Problem details
Among the lines of the listing below, retype exactly those from the one containing "Clone this chart" through the one containing "const rightTicks = [0, 500, 1000, 1500, 2000];", both included. Do not include pictures.

Record extracts
━━━

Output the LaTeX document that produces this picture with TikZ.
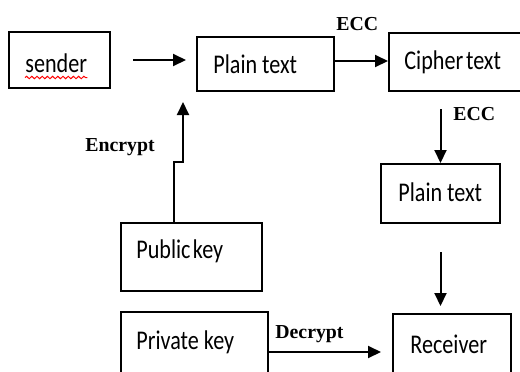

━━━

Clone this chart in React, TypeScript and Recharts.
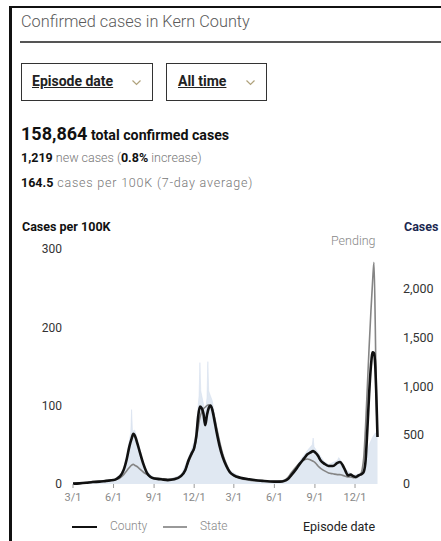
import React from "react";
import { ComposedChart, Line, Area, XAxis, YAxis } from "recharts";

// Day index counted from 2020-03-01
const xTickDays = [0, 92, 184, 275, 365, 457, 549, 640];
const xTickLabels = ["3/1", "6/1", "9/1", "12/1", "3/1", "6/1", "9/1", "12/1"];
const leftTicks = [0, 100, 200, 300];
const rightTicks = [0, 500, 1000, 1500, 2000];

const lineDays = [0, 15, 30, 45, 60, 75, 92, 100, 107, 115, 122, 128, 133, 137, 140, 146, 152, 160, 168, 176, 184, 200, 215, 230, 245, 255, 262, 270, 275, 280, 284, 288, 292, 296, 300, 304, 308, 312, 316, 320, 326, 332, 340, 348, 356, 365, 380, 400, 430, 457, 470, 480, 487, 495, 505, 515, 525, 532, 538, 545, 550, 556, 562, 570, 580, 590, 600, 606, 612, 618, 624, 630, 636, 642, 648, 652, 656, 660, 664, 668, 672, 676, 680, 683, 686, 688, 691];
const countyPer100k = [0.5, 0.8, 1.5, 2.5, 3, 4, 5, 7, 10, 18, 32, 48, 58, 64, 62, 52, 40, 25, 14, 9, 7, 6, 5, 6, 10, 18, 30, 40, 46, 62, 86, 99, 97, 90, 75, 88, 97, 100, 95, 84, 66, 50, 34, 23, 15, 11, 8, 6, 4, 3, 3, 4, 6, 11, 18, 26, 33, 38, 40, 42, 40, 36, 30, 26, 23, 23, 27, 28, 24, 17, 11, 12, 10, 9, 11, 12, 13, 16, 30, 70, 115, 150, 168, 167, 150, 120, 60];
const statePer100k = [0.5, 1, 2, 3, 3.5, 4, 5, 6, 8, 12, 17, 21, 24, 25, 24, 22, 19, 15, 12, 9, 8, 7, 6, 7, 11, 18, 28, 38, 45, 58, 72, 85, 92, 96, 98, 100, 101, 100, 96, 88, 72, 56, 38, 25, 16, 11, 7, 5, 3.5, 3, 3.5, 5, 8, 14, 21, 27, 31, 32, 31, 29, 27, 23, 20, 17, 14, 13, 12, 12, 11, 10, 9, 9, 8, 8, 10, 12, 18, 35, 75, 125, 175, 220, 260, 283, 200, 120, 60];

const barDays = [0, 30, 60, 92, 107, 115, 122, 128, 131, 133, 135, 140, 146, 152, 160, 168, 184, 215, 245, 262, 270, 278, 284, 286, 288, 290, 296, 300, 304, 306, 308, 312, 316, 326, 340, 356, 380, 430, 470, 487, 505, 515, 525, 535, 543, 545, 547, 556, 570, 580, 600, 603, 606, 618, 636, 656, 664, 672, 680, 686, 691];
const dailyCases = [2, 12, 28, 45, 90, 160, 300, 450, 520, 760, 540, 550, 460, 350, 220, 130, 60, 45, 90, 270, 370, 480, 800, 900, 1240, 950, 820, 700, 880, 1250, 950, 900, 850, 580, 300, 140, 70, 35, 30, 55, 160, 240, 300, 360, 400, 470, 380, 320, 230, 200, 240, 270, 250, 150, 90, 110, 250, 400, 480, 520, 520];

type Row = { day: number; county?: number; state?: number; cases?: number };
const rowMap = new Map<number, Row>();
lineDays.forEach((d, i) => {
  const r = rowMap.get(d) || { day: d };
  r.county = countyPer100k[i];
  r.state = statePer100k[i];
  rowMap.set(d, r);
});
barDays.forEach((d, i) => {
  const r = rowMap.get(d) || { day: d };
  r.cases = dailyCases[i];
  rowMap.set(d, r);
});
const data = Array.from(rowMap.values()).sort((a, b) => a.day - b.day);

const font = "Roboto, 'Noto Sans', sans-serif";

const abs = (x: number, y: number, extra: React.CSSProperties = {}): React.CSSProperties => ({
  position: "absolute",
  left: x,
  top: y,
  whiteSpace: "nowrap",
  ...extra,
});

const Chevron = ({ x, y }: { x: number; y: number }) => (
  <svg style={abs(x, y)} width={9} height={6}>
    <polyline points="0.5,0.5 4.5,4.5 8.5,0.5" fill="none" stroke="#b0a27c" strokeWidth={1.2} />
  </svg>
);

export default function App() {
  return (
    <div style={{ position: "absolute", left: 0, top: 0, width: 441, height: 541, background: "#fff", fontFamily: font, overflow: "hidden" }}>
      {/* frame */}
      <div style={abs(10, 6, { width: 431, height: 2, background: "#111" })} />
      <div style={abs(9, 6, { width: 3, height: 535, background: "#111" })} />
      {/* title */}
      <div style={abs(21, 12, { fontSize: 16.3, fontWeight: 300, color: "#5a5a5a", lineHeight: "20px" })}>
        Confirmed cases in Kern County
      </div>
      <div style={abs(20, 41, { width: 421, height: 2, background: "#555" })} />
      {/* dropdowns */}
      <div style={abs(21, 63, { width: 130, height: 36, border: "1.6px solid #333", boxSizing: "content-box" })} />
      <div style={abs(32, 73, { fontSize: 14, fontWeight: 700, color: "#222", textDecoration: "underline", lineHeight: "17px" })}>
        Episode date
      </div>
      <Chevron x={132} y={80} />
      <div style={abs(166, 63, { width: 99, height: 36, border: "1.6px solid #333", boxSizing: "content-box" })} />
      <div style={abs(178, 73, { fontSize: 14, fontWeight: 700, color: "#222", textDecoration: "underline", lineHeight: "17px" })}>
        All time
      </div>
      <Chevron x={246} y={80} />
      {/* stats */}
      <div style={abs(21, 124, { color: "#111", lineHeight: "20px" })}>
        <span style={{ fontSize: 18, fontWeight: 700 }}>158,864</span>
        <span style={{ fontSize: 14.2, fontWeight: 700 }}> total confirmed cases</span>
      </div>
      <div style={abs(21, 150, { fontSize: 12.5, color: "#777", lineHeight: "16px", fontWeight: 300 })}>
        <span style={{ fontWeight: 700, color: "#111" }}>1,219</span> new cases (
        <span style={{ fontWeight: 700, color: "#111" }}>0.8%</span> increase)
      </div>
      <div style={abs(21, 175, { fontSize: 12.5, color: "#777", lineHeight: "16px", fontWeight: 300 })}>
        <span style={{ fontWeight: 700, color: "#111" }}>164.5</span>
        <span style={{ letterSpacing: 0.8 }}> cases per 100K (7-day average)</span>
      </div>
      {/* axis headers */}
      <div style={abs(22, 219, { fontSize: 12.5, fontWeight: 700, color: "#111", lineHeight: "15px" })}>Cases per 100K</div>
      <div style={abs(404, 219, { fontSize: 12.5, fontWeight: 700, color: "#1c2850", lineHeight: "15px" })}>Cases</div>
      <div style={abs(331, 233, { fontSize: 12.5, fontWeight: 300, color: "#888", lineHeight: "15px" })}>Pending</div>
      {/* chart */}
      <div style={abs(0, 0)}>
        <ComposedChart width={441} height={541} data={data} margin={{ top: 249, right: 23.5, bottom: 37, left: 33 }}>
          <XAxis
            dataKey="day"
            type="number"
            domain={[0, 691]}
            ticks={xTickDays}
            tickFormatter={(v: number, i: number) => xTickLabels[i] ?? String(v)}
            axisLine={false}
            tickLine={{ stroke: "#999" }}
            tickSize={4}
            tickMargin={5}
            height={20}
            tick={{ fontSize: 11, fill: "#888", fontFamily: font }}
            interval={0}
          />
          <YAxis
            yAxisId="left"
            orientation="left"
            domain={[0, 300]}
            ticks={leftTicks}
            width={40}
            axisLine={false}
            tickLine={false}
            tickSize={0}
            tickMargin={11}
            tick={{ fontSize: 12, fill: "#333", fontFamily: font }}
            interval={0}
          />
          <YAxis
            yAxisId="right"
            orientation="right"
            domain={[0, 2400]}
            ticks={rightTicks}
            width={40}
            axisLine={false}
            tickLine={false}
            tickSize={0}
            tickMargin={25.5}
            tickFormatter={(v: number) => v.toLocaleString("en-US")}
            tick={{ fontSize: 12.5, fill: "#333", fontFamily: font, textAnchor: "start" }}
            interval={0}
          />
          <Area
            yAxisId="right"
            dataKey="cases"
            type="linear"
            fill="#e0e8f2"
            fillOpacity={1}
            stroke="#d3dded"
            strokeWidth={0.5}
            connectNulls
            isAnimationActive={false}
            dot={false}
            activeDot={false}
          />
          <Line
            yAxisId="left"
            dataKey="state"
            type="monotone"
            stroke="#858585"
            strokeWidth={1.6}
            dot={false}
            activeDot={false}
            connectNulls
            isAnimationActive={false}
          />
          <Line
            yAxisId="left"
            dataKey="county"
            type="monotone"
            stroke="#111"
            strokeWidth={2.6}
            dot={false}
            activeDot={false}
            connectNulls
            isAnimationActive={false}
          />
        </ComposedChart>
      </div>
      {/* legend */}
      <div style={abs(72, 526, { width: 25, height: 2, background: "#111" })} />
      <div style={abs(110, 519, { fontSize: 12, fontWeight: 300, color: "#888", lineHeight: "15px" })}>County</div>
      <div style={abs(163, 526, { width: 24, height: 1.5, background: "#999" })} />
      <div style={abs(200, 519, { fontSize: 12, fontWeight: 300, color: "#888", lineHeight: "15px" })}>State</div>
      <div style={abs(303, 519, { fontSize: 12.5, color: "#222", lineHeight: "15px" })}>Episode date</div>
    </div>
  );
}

━━━

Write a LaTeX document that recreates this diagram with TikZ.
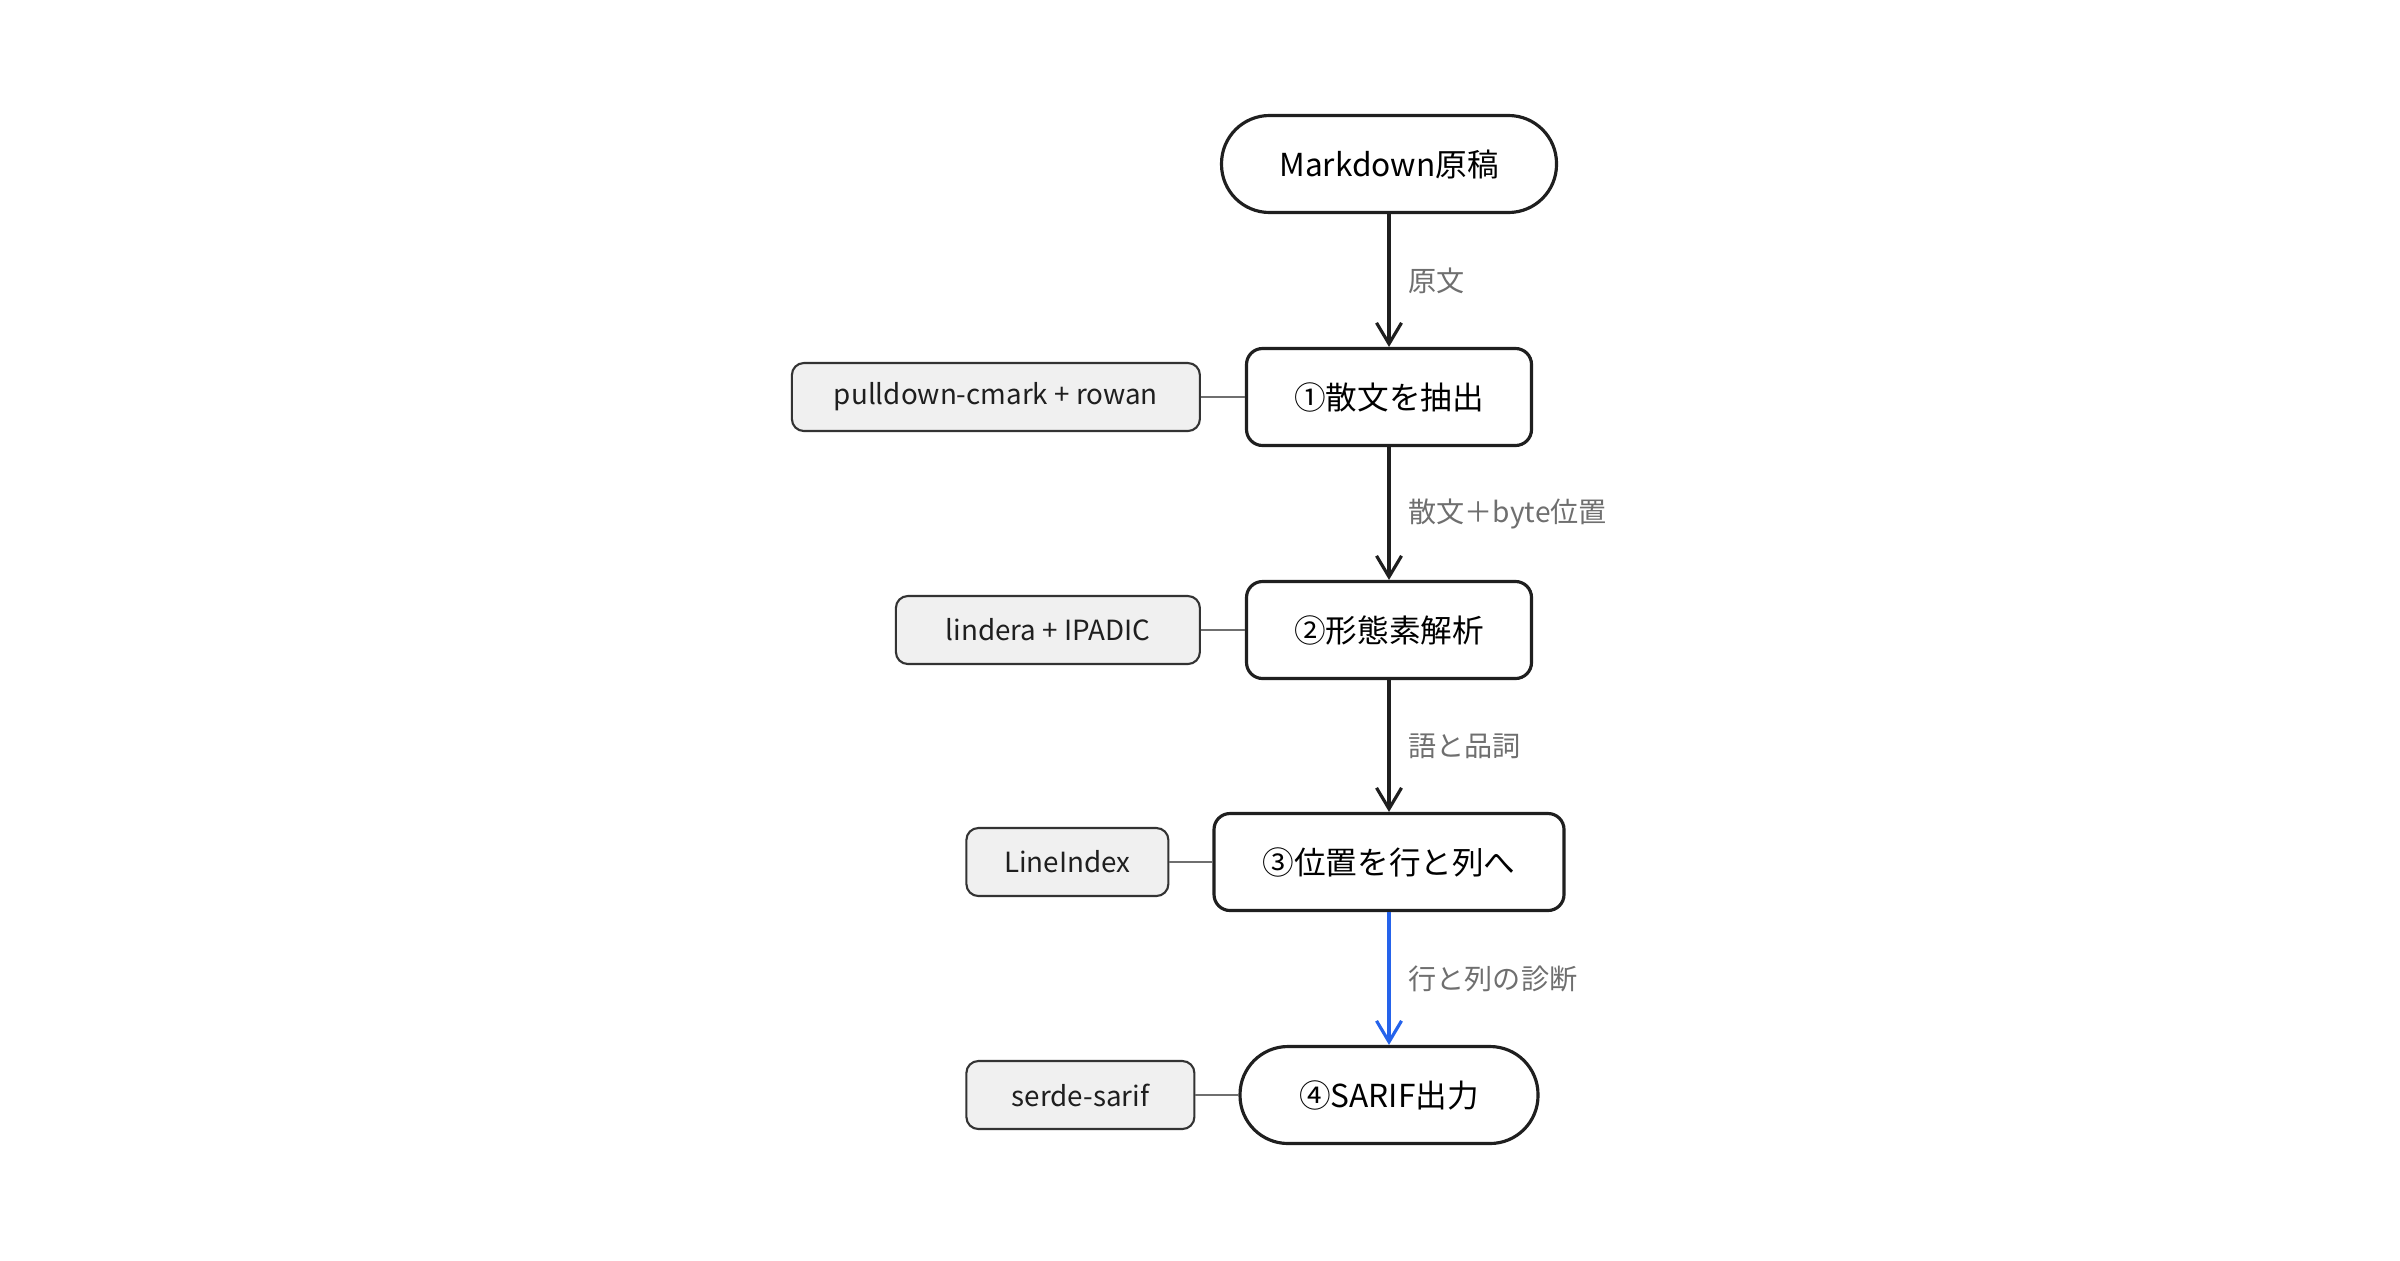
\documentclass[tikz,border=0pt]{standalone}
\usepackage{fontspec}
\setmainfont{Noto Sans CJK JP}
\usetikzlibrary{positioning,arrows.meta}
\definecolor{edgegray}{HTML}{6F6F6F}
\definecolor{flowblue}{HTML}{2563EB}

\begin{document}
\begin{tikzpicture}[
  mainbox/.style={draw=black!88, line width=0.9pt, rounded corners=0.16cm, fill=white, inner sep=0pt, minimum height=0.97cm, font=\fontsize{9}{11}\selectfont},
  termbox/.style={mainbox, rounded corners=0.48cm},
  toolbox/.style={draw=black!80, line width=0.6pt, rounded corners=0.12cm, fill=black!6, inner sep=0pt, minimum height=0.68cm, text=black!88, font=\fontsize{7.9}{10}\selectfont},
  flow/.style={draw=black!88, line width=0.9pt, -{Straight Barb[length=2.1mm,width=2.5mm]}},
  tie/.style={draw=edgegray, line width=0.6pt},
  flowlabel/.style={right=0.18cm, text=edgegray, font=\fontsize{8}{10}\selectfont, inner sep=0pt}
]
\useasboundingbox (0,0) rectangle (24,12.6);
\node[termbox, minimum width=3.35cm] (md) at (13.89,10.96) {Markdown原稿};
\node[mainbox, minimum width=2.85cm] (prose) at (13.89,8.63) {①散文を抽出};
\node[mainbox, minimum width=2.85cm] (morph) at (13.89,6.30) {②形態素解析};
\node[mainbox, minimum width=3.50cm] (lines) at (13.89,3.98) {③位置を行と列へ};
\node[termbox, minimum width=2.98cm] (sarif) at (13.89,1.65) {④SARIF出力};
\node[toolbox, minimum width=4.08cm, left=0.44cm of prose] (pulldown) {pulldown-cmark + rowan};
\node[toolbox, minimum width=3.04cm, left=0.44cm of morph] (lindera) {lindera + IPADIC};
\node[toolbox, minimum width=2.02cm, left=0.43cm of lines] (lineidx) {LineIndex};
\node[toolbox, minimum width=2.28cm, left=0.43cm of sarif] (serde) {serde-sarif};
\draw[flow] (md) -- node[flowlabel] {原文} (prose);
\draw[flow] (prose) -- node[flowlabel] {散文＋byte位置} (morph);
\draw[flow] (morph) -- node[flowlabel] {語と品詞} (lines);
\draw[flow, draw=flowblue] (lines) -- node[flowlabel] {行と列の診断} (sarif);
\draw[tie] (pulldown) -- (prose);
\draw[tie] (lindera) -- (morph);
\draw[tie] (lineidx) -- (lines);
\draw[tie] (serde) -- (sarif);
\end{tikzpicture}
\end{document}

━━━

Complete answer
Clone this chart in React, TypeScript and Recharts.
import React from "react";
import { ComposedChart, Line, Area, XAxis, YAxis } from "recharts";

// Day index counted from 2020-03-01
const xTickDays = [0, 92, 184, 275, 365, 457, 549, 640];
const xTickLabels = ["3/1", "6/1", "9/1", "12/1", "3/1", "6/1", "9/1", "12/1"];
const leftTicks = [0, 100, 200, 300];
const rightTicks = [0, 500, 1000, 1500, 2000];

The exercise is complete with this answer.